In tutte e tre le storie la rete dei servizi appare fragile. Claudio ha dovuto discutere con i centri riabilitativi per concentrare alcune terapie della figlia in un’unica giornata, altrimenti avrebbe dovuto chiedere un giorno di ferie ogni mese. Andrea racconta le battaglie per ottenere le ore di sostegno scolastico previste per legge, spesso negate o concesse solo dopo lettere di avvocati. Lorella spiega di come i primi anni «si navighi un po’ a vista» tra medici che non parlano fra loro e insegnanti di sostegno che cambiano. I genitori diventano i primi terapisti dei figli per farli progredire. Così la figlia di Lorella, che fino a due anni fa non diceva una parola e portava ancora il pannolino, oggi per esempio «è spannolinata, canta canzoncine a modo suo e pronuncia brevi frasi». La figlia di Claudio, invece, «ha imparato a mangiare senza sondini». Il ragazzo di Andrea oggi può sciare da seduto con il padre grazie al mono-sci: «Quando seppi la diagnosi di mio figlio, come prima cosa pensai “Non canterò mai più in macchina spensierato, non scierò mai con lui”, ma con fatica e grazie all’aiuto di realtà come Fondazione Paideia, abbiamo costruito una vita piacevole, fatta anche di esperienze che senza un ragazzo con disabilità non avremmo mai potuto vivere».

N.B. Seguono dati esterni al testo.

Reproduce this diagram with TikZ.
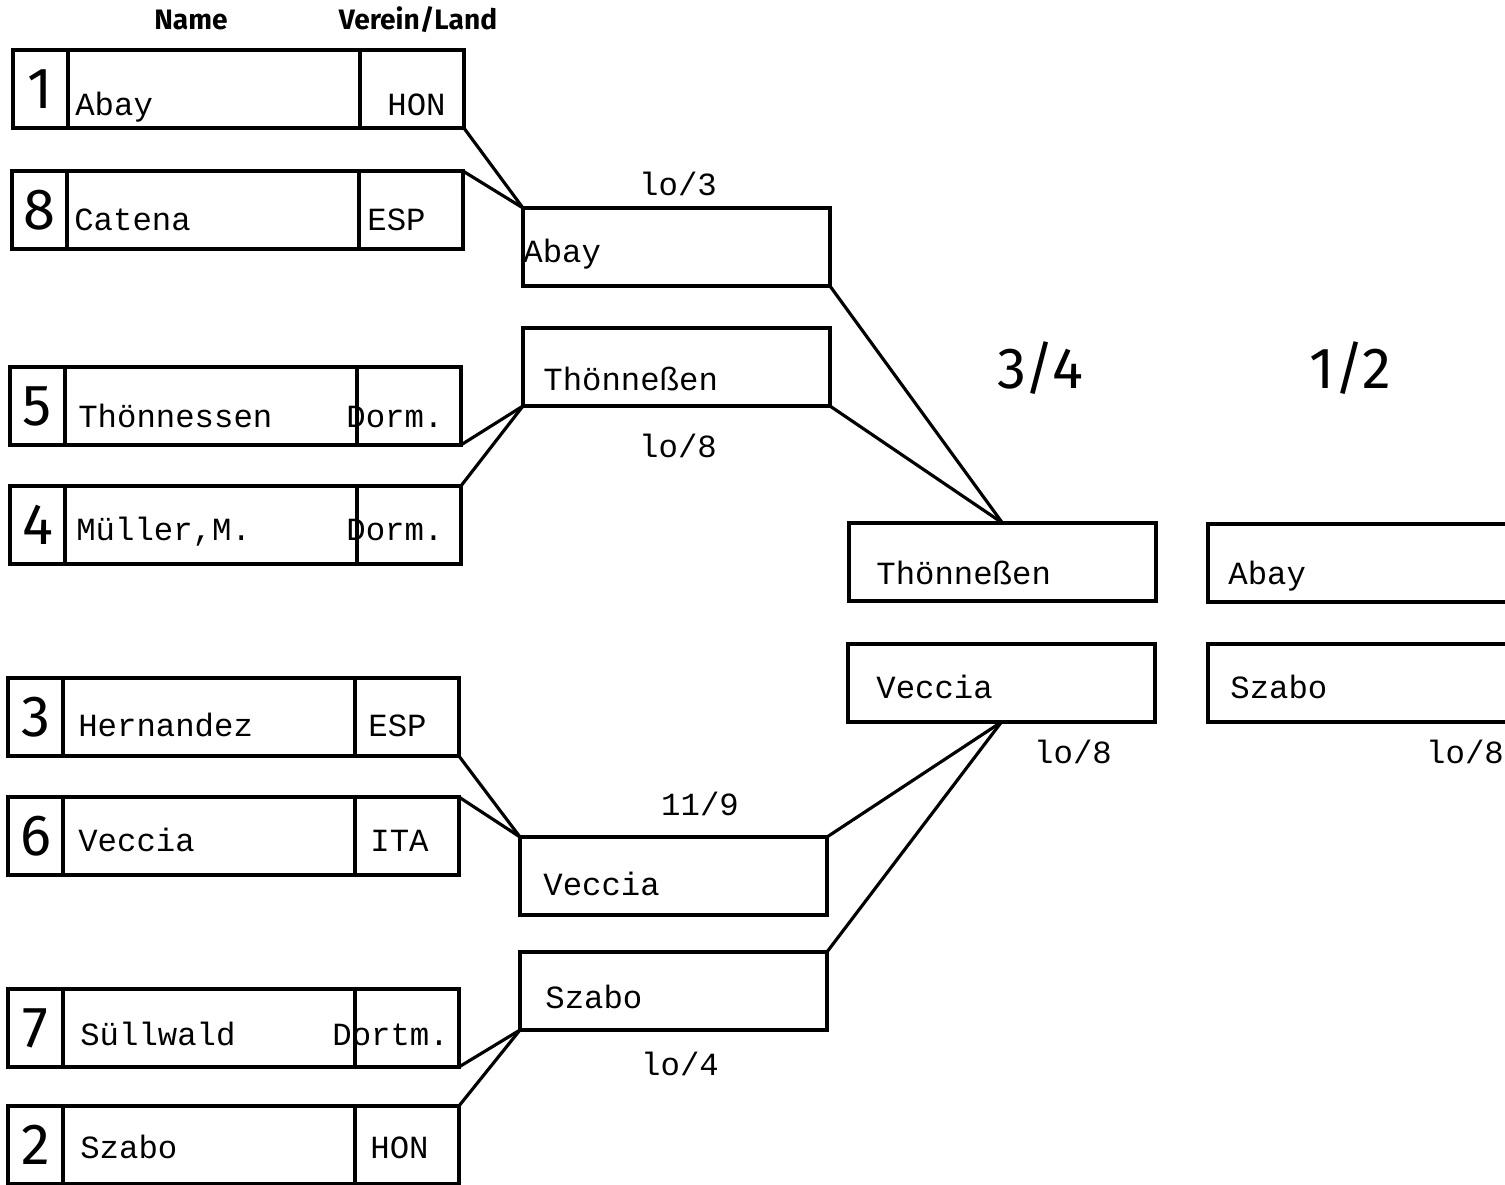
\documentclass[tikz,border=0pt]{standalone}
\usepackage{fontspec}
\usepackage{tikz}
\usetikzlibrary{positioning}

\newfontfamily\monofam{Liberation Mono}
\newfontfamily\dinfam{Fira Sans}
\newcommand\entryfont{\monofam\fontsize{18.4pt}{20pt}\selectfont}
\newcommand\seedfont{\dinfam\fontsize{33pt}{36pt}\selectfont}
\newcommand\headfont{\dinfam\bfseries\fontsize{16pt}{18pt}\selectfont}

\begin{document}
\begin{tikzpicture}[x=0.02cm, y=-0.02cm,
    cell/.style={draw, line width=2.1pt, minimum height=1.56cm, inner sep=0pt, outer sep=0pt, anchor=north west},
    seed/.style={cell, minimum width=1.1cm, font=\seedfont},
    namecell/.style={cell, minimum width=5.84cm},
    clubcell/.style={cell, minimum width=2.08cm},
    match/.style={draw, line width=2.1pt, minimum width=6.14cm, minimum height=1.56cm, inner sep=0pt, outer sep=0pt, anchor=north west},
    entry/.style={font=\entryfont, anchor=base west, inner sep=0pt},
    score/.style={font=\entryfont, anchor=base, inner sep=0pt},
    roundlabel/.style={font=\seedfont, inner sep=0pt},
    head/.style={font=\headfont, inner sep=0pt},
    link/.style={line width=1.8pt, line join=round, line cap=round}]
    \useasboundingbox (0,0) rectangle (1505,1184);

    % column heads
    \node[head] (hname) at (191,20) {Name};
    \node[head] (hclub) at (418,20) {Verein/Land};

    % first round
    \node[seed] (s1) at (13,50) {1};
    \node[namecell, right=0pt of s1] (p1) {};
    \node[clubcell, right=0pt of p1] (c1) {};
    \node[entry] (n1) at (75,115) {Abay};
    \node[entry] (v1) at (387,115) {HON};

    \node[seed] (s8) at (12,171) {8};
    \node[namecell, right=0pt of s8] (p8) {};
    \node[clubcell, right=0pt of p8] (c8) {};
    \node[entry] (n8) at (74,230) {Catena};
    \node[entry] (v8) at (367,230) {ESP};

    \node[seed] (s5) at (10,367) {5};
    \node[namecell, right=0pt of s5] (p5) {};
    \node[clubcell, right=0pt of p5] (c5) {};
    \node[entry] (n5) at (78,427) {Thönnessen};
    \node[entry] (v5) at (346,427) {Dorm.};

    \node[seed] (s4) at (10,486) {4};
    \node[namecell, right=0pt of s4] (p4) {};
    \node[clubcell, right=0pt of p4] (c4) {};
    \node[entry] (n4) at (76,540) {Müller,M.};
    \node[entry] (v4) at (346,540) {Dorm.};

    \node[seed] (s3) at (8,678) {3};
    \node[namecell, right=0pt of s3] (p3) {};
    \node[clubcell, right=0pt of p3] (c3) {};
    \node[entry] (n3) at (78,736) {Hernandez};
    \node[entry] (v3) at (368,736) {ESP};

    \node[seed] (s6) at (8,797) {6};
    \node[namecell, right=0pt of s6] (p6) {};
    \node[clubcell, right=0pt of p6] (c6) {};
    \node[entry] (n6) at (78,851) {Veccia};
    \node[entry] (v6) at (370,851) {ITA};

    \node[seed] (s7) at (8,989) {7};
    \node[namecell, right=0pt of s7] (p7) {};
    \node[clubcell, right=0pt of p7] (c7) {};
    \node[entry] (n7) at (80,1045) {Süllwald};
    \node[entry] (v7) at (332,1045) {Dortm.};

    \node[seed] (s2) at (8,1106) {2};
    \node[namecell, right=0pt of s2] (p2) {};
    \node[clubcell, right=0pt of p2] (c2) {};
    \node[entry] (n2) at (80,1158) {Szabo};
    \node[entry] (v2) at (370,1158) {HON};

    % second round
    \node[match] (m1) at (523,208) {};
    \node[entry] (w1) at (523,262) {Abay};
    \node[score] (r1) at (678,195) {lo/3};

    \node[match] (m2) at (523,328) {};
    \node[entry] (w2) at (543,390) {Thönneßen};
    \node[score] (r2) at (678,457) {lo/8};

    \node[match] (m3) at (520,837) {};
    \node[entry] (w3) at (543,895) {Veccia};
    \node[score] (r3) at (700,815) {11/9};

    \node[match] (m4) at (520,952) {};
    \node[entry] (w4) at (545,1008) {Szabo};
    \node[score] (r4) at (680,1075) {lo/4};

    % semi finals and finals
    \node[roundlabel] (third) at (1040,368) {3/4};
    \node[roundlabel] (final) at (1350,368) {1/2};

    \node[match] (q1) at (849,523) {};
    \node[entry] (t1) at (876,584) {Thönneßen};
    \node[match] (q2) at (848,644) {};
    \node[entry] (t2) at (876,698) {Veccia};
    \node[score] (r5) at (1073,763) {lo/8};

    \node[match] (f1) at (1208,524) {};
    \node[entry] (g1) at (1228,584) {Abay};
    \node[match] (f2) at (1208,644) {};
    \node[entry] (g2) at (1230,698) {Szabo};
    \node[score] (r6) at (1465,763) {lo/8};

    % connectors
    \draw[link] (c1.south east) -- (m1.north west);
    \draw[link] (c8.north east) -- (m1.north west);
    \draw[link] (c5.south east) -- (m2.south west);
    \draw[link] (c4.north east) -- (m2.south west);
    \draw[link] (c3.south east) -- (m3.north west);
    \draw[link] (c6.north east) -- (m3.north west);
    \draw[link] (c7.south east) -- (m4.south west);
    \draw[link] (c2.north east) -- (m4.south west);
    \draw[link] (m1.south east) -- (q1.north);
    \draw[link] (m2.south east) -- (q1.north);
    \draw[link] (m3.north east) -- (q2.south);
    \draw[link] (m4.north east) -- (q2.south);
\end{tikzpicture}
\end{document}
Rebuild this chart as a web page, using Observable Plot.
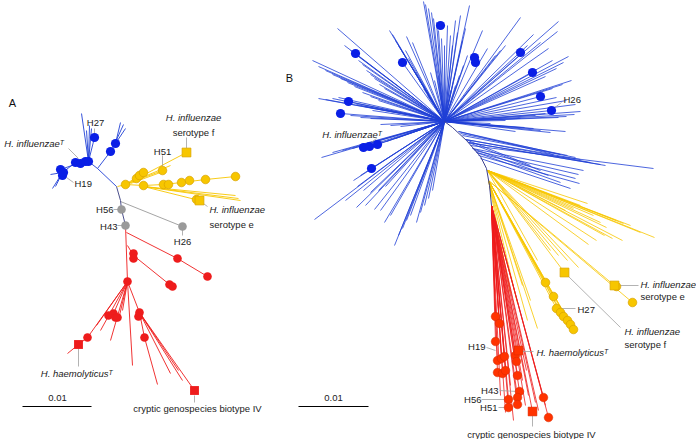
<!DOCTYPE html>
<html><head><meta charset="utf-8">
<script src="https://cdn.jsdelivr.net/npm/d3@7"></script>
<script src="https://cdn.jsdelivr.net/npm/@observablehq/plot@0.6"></script>
<style>body{margin:0;background:#fff}</style>
</head><body><div id="chart"></div>
<script>
// ---------- Panel A: tree branches [x1,y1,x2,y2] in layout units ----------
const aBlue = [[97,168,116,186],[97,168,88,161],[97,168,110,151],[110,151,115,143],[115,143,120,122],[115,143,125,128],[113,146,123,124],
  [88,161,81,113],[88,161,94,137],[88,161,89,125],[88,161,91,128],[88,161,86,130],[88,161,75,162],[75,162,62,172],[62,172,50,174],[62,172,52,188],[62,172,55,186],[80,162,60,169]];
const aBackbone = [[116,186,120,200],[120,200,121,209],[121,209,125,225]];
const aYellow = [[117,186,125,184],[125,184,186,152],[125,184,162,170],[125,184,170,165],[125,184,143,172],[125,184,143,185],[143,185,163,184],[163,184,181,182],[181,182,205,179],[205,179,235,176],[163,184,168,184],
  [143,186,238,198],[143,186,235,195],[143,186,240,200],[143,186,199,200],[130,183,160,172]];
const aGray = [[120,201,182,226]];
const aRed = [[125,225,127,281],[126,232,177,258],[177,258,207,276],[127,245,133,255],[133,255,169,284],[169,284,172,286],
  [127,281,113,313],[113,313,108,315],[113,313,117,317],[127,281,119,315],[127,281,122,310],[127,281,87,337],[87,337,78,344],[78,344,67,353],[127,281,100,330],[127,281,110,340],[127,281,96,325],
  [127,281,132,365],[127,281,139,312],[139,312,138,316],[139,312,144,337],[144,337,157,384],[139,312,170,373],[139,312,182,380],[139,312,194,390],[139,312,178,370]];
const aBlueDots = [[94,137],[115,143],[110,151],[75,162],[80,163],[85,161],[88,161],[60,169],[62,175],[63,172]];
const aYellowDots = [[125,184],[136,178],[139,175],[143,172],[143,185],[162,170],[163,184],[168,184],[181,182],[189,180],[205,179],[235,176],[196,199]];
const aYellowSquares = [[186,152],[199,200]];
const aGrayDots = [[121,209],[125,225],[182,226]];
const aRedDots = [[133,253],[133,258],[177,258],[207,276],[169,284],[172,286],[127,281],[108,315],[113,313],[115,317],[117,317],[87,337],[139,312],[138,316],[144,337]];
const aRedSquares = [[78,344],[194,390]];

// ---------- Panel B ----------
const bCenter = [444,121];
const bBlueTips = [[423,1],[425,4],[428,8],[431,12],[433,18],[436,22],[438,30],[441,38],[444,45],[447,25],[450,35],[452,45],[455,20],[457,32],[460,15],[462,40],[465,28],[469,5],[467,55],[463,65],[459,75],[455,85],[450,90],[438,75],[434,80],[430,72],
  [337,28],[344,45],[350,50],[355,53],[358,60],[362,64],[366,70],[370,74],[374,78],[379,84],[384,88],[389,30],[392,34],[395,40],[398,45],[402,62],[405,50],[408,58],[411,66],[415,72],[419,80],[423,88],[427,95],[412,42],[406,36],
  [312,60],[318,66],[325,70],[332,74],[340,78],[347,82],[354,86],[362,92],[370,96],[378,100],[318,98],[325,99],[332,98],[338,97],[348,101],[356,104],[364,106],[372,110],[340,113],[350,115],[360,117],[370,118],[380,124],[390,125],[400,126],
  [321,157],[332,152],[342,150],[352,148],[363,147],[370,146],[377,144],[386,141],[395,138],[405,134],[415,130],[371,168],[360,175],[353,180],[357,186],[363,190],[370,192],[378,190],[385,186],[356,207],[365,205],[374,209],[314,219],[345,200],[394,245],[398,235],[402,228],[406,220],[410,215],[416,222],[420,212],[424,205],[428,198],[432,190],[390,215],[384,222],[380,210],
  [482,30],[487,48],[495,55],[500,50],[505,45],[520,17],[522,52],[527,45],[533,34],[540,42],[558,21],[557,31],[548,48],[552,60],[568,56],[563,62],[556,68],[532,72],[545,76],[571,80],[562,84],[552,88],[540,96],[556,97],[566,100],[575,104],[580,111],[574,114],[566,116],[558,117],[551,110],[545,113],[535,115],[520,118],[505,120],[490,123],
  [500,126],[524,127],[533,128],[540,130],[565,131],[550,132],[515,131]];
const bBlueSide = [[458,131,553,154],[458,131,560,154],[460,133,567,155],[462,135,575,157],[465,139,580,159],[465,139,590,162],[468,142,600,164],[468,142,605,165],[470,145,653,168],[472,148,583,170],[474,150,578,174],[476,152,575,178],[478,155,579,183],[480,158,570,188],[476,152,560,182],[472,148,548,175],[468,142,540,170],[465,139,530,165]];
const bBackbone = [[444,121],[452,127],[466,140],[480,156],[486,168],[489,185],[491,205]];
const bYellowRoot = [487,170];
const bYellowTips = [[654,237],[640,232],[630,225],[623,223],[616,220],[606,227],[600,222],[593,215],[587,203],[580,205],[573,208],[565,210],[622,240],[612,238],[604,235],[596,240],[588,244],[578,267],[567,260],[564,272],[558,255],[550,250],[537,260]];
const bYellowRoot2 = [488,180];
const bYellowTips2 = [[545,282],[553,296],[556,308],[560,312],[563,316],[567,320],[570,324],[573,329],[614,285],[632,302],[537,328],[527,320],[517,303],[510,293],[530,300],[522,285]];
const bRedRoot = [491,205];
const bRedTips = [[495,316],[499,323],[495,341],[497,360],[501,358],[504,356],[497,372],[502,373],[505,370],[515,355],[516,361],[517,375],[519,391],[517,397],[508,399],[508,407],[517,404],[543,397],[548,417],[518,350],[532,411],[513,420],[505,412],[500,395],[525,405],[528,395],[535,402],[538,410],[545,405],[522,380],[510,385],[526,370]];
const bBlueDots = [[440,25],[355,53],[402,62],[348,101],[340,113],[363,147],[369,146],[377,144],[371,168],[474,57],[475,62],[520,52],[532,72],[540,96],[551,110]];
const bYellowDots = [[545,282],[553,296],[556,308],[560,312],[563,316],[567,320],[570,324],[573,329],[616,286],[632,302]];
const bYellowSquares = [[564,272],[614,285]];
const bRedDots = [[495,316],[499,323],[495,341],[497,360],[501,358],[504,356],[497,372],[502,373],[505,370],[515,355],[516,361],[517,375],[519,391],[517,397],[508,399],[508,407],[517,404],[543,397],[548,417]];
const bRedSquares = [[518,350],[532,411]];

// ---------- Labels ----------
const panelLabels = [["A",12,103],["B",289,78]];
const labelsMiddle = [["H27",95,122],["H51",162,151],["H26",182,241],["serotype f",193,132],["0.01",57,397],["0.01",333,397],["cryptic genospecies biotype IV",197,408],["cryptic genospecies biotype IV",531,434]];
const labelsStart = [["H26",563,99],["H19",74,183],["serotype e",209,224],["H27",577,309],["serotype e",640,296],["serotype f",624,344]];
const labelsEnd = [["H56",113,209],["H43",117,226],["H19",485,346],["H43",498,390],["H56",481,399],["H51",497,407]];
const italicMiddle = [["H. influenzae",193,117],["H. haemolyticus\u1D40",76,373]];
const italicStart = [["H. influenzae",209,209],["H. influenzae",640,284],["H. influenzae",624,331],["H. haemolyticus\u1D40",536,352]];
const italicEnd = [["H. influenzae\u1D40",63,143],["H. influenzae\u1D40",381,134]];
const leaders = [[94,128,94,133],[68,148,78,158],[66,177,73,182],[186,137,186,148],[162,155,162,166],[200,201,207,206],[113,209,118,209],[117,225,122,225],[182,229,182,235],[78,348,78,366],[194,395,194,402],
  [553,108,561,102],[567,275,620,327],[619,285,638,285],[560,308,575,308],[486,347,495,350],[521,351,533,351],[499,390,517,391],[481,399,505,399],[498,407,505,407],[532,415,532,426],[376,138,368,144]];
const scaleBars = [[22,406,91,406],[298,406,368,406]];

// ---------- build ----------
const fan = (root, tips) => tips.map(t => [root[0], root[1], t[0], t[1]]);
const pathSegs = pts => pts.slice(1).map((p,i) => [pts[i][0],pts[i][1],p[0],p[1]]);
const seg = {x1:d=>d[0], y1:d=>d[1], x2:d=>d[2], y2:d=>d[3]};
const pt = {x:d=>d[0], y:d=>d[1]};
const tx = {x:d=>d[1], y:d=>d[2], text:d=>d[0]};

const BLUE="#1f3fd6", BLUED="#0a1fe6", YEL="#f7c600", YELS="#d8a200", RED="#ee1c1c", REDB="#ff3300", GRAY="#9a9a9a";
const font = "Liberation Sans, Arial, sans-serif";
const FS = 9.5;

const chart = Plot.plot({
  width: 696, height: 439, margin: 0,
  x: {domain: [0, 696], axis: null},
  y: {domain: [0, 439], range: [0, 439], axis: null},
  style: {fontFamily: font, background: "#fff"},
  marks: [
    Plot.link(aBlue, {...seg, stroke: BLUE, strokeWidth: 0.9}),
    Plot.link(aYellow, {...seg, stroke: YEL, strokeWidth: 0.9}),
    Plot.link(aGray, {...seg, stroke: GRAY, strokeWidth: 0.9}),
    Plot.link(aRed, {...seg, stroke: RED, strokeWidth: 0.9}),
    Plot.link(aBackbone, {...seg, stroke: "#4b4f8c", strokeWidth: 1}),
    Plot.link(fan(bCenter, bBlueTips), {...seg, stroke: BLUE, strokeWidth: 0.8}),
    Plot.link(bBlueSide, {...seg, stroke: BLUE, strokeWidth: 0.8}),
    Plot.link(fan(bYellowRoot, bYellowTips), {...seg, stroke: YEL, strokeWidth: 0.8}),
    Plot.link(fan(bYellowRoot2, bYellowTips2), {...seg, stroke: YEL, strokeWidth: 0.8}),
    Plot.link(fan(bRedRoot, bRedTips), {...seg, stroke: RED, strokeWidth: 0.8}),
    Plot.link(pathSegs(bBackbone), {...seg, stroke: "#3b3f8f", strokeWidth: 1}),
    Plot.link(leaders, {...seg, stroke: "#a0a0a0", strokeWidth: 0.8}),
    Plot.link(scaleBars, {...seg, stroke: "#000", strokeWidth: 1}),
    Plot.dot(aBlueDots, {...pt, r: 4.6, fill: BLUED}),
    Plot.dot(aYellowDots, {...pt, r: 4.3, fill: YEL, stroke: YELS, strokeWidth: 0.7}),
    Plot.dot(aYellowSquares, {...pt, r: 5, symbol: "square", fill: YEL, stroke: YELS, strokeWidth: 0.7}),
    Plot.dot(aGrayDots, {...pt, r: 4.3, fill: GRAY}),
    Plot.dot(aRedDots, {...pt, r: 4.3, fill: RED}),
    Plot.dot(aRedSquares, {...pt, r: 5, symbol: "square", fill: RED}),
    Plot.dot(bBlueDots, {...pt, r: 4.6, fill: BLUED}),
    Plot.dot(bYellowDots, {...pt, r: 4.3, fill: YEL, stroke: YELS, strokeWidth: 0.7}),
    Plot.dot(bYellowSquares, {...pt, r: 5, symbol: "square", fill: YEL, stroke: YELS, strokeWidth: 0.7}),
    Plot.dot(bRedDots, {...pt, r: 4.3, fill: REDB, stroke: "#d42a00", strokeWidth: 0.5}),
    Plot.dot(bRedSquares, {...pt, r: 5, symbol: "square", fill: REDB, stroke: "#d42a00", strokeWidth: 0.5}),
    Plot.text(panelLabels, {...tx, fontSize: 11, fill: "#111"}),
    Plot.text(labelsMiddle, {...tx, fontSize: FS, fill: "#222"}),
    Plot.text(labelsStart, {...tx, fontSize: FS, textAnchor: "start", fill: "#222"}),
    Plot.text(labelsEnd, {...tx, fontSize: FS, textAnchor: "end", fill: "#222"}),
    Plot.text(italicMiddle, {...tx, fontSize: FS, fontStyle: "italic", fill: "#222"}),
    Plot.text(italicStart, {...tx, fontSize: FS, fontStyle: "italic", textAnchor: "start", fill: "#222"}),
    Plot.text(italicEnd, {...tx, fontSize: FS, fontStyle: "italic", textAnchor: "end", fill: "#222"})
  ]
});
document.getElementById("chart").appendChild(chart);
</script></body></html>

Se il presente è fatto di fatiche, il futuro è pieno di desideri, ma quasi tutti incentrati sui figli. Claudio sogna il giorno della pensione, quando potrà dedicarsi ancora di più alla sua bambina: «Me la coccolerò, starò con lei, tutto il resto non conta». Lorella desidera che sua figlia diventi sempre più autonoma, trovi il suo posto nel mondo pur con le sue difficoltà e di avere la salute in modo da potersi prendere cura di lei, resistendo insieme al marito alla sfida della disabilità: «Se so che è serena, per me non voglio altro». Andrea guarda più lontano e immagina per il figlio una vita dopo di lui, sperando che possa ancora fare quello che lo rende felice anche senza i genitori: andare in piscina, allo stadio, a sciare. È il sogno di un “dopo di noi” che dia dignità e valorizzi la libertà residua di chi ha una disabilità. La fatica di queste famiglie, insomma, è anche la misura della speranza con cui guardano al futuro, oltre che – ça va sans dire – del loro amore.